For one month, study participants were removed from all forms of artificial light between dawn and dusk. And for the first three weeks, it was pretty much business as usual. Participants slept the same as they always did, except for an hour or so longer.

On the fourth week, everything changed. Participants began sleeping for about four hours at the beginning of the night, followed by two hours of wakefulness, dubbed “quiet rest” by the researchers. Another four hours of sleep followed. 

What was happening during those two hours of “quiet rest,” where participants lay awake in the dark? Researchers compared it to a state between sleep and wakefulness, “a state of consciousness all of its own.” The closest thing it resembled was a state of meditation achieved by long-term practitioners. 

As it turns out, this period of quiet rest in the middle of the night was probably practiced by our ancestors for thousands of years. And it served a purpose beyond rest: “In every religion there is a long-established tradition, usually initiated by its founder, that involves waking up in the middle of the night for some spiritual practice — for meditation, chanting, or for prayer,” writes Strand.

Darkness as a pathway to the sacred. What a beautiful, mystical idea — but one that is mostly foreign to the way we live now.

In the first few paragraphs of the Bible, God’s second act, after creating light, was to separate it from the darkness. He proclaims the light to be good; he makes no comment on the dark. But we all know the evils that lurk there.

Most of our mythical and threatening beasts are hiding in wait for us in the dark — vampires, werewolves, witches, even chainsaw-wielding psychopaths. Darkness, too, is the home of the dead, whom we also fear. Hell and the Underworld are far beneath our feet, deep in the darkness of the earth — places no one wants to go.

It hasn’t always been this way. Long ago, our ancestors once knew God as Goddess, and they experienced darkness differently. They oriented their lives to the moon, and they knew that the darkness of the new moon was the totality which gives rise to all its other phases. They also knew that the darkness was the womb of the Great Mother Herself  —  the void out of which all life emerges, and to which all life returns.

Over time, this view of darkness shifted.
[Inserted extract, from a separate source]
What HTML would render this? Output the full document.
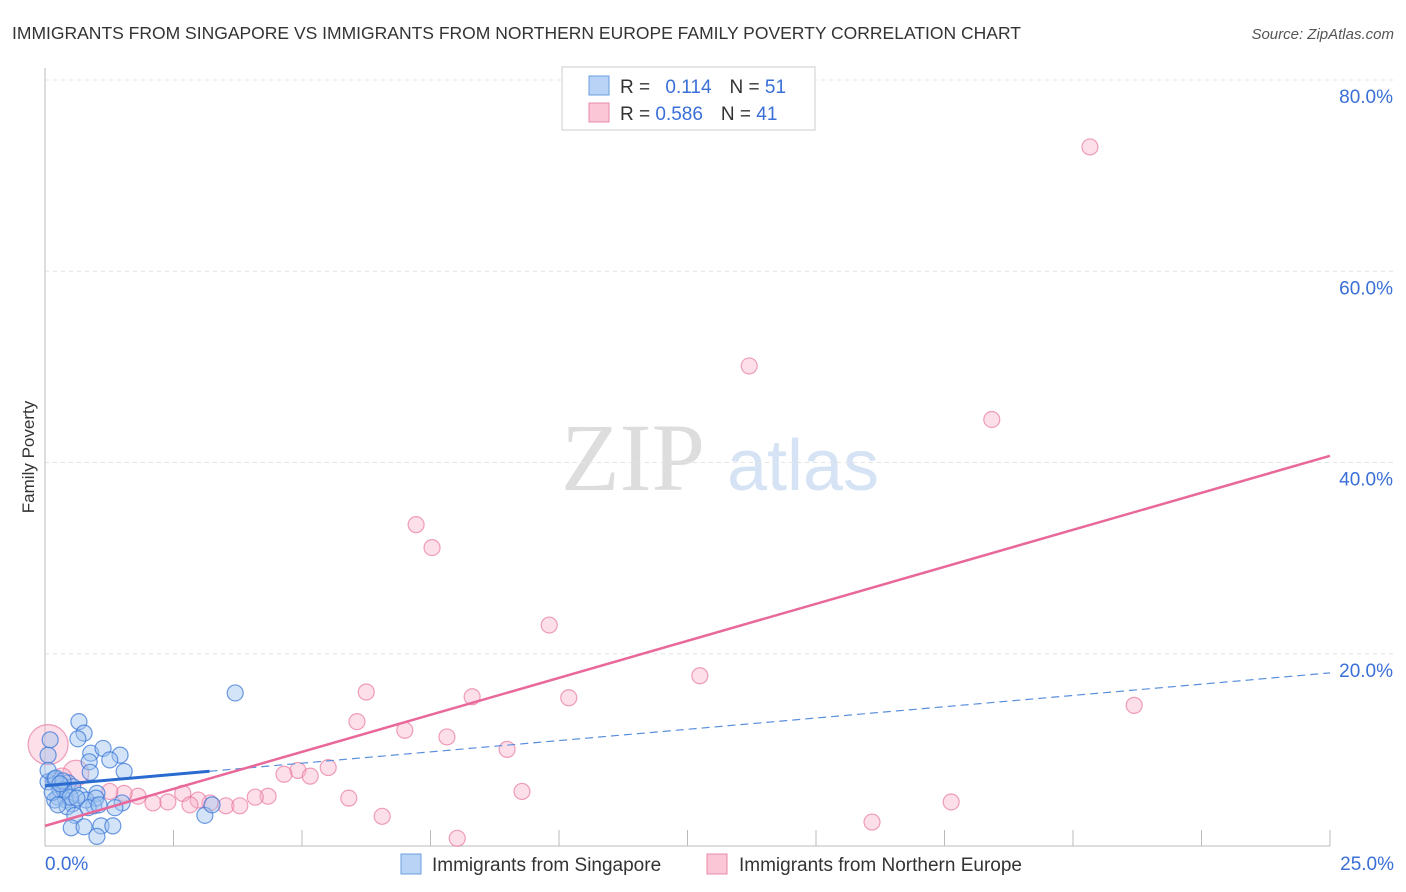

In their book The Myth of the Goddess, Anne Baring and Jules Cashford write that beginning in the Bronze Age, around 2500 BCE, death came to be seen as “an absolute end and the opposite of life.” And by the Iron Age, beginning around 1200 BCE, this viewpoint had solidified the notion of darkness as “bad.”

“Blackness is an image that was always associated with the Great Goddess,” write Baring and Cashford. “It symbolized the ineffable wisdom and mystery of life and its power to regenerate itself. But during the Iron Age, as the goddess was replaced by the god, blackness came to be a symbol of darkness in the sense of evil.”

We can still find the Dark Mother in Goddess-worshiping traditions spanning both time and geography. The wondrous Kali, Hindu Goddess of creation, destruction and shadow, is often depicted with black as well as blue skin. The Buddhist Goddess Tara, in her Black form, is associated with power. Isis, the Egyptian Goddess of Heaven, Earth and the Underworld, is frequently depicted with dark skin.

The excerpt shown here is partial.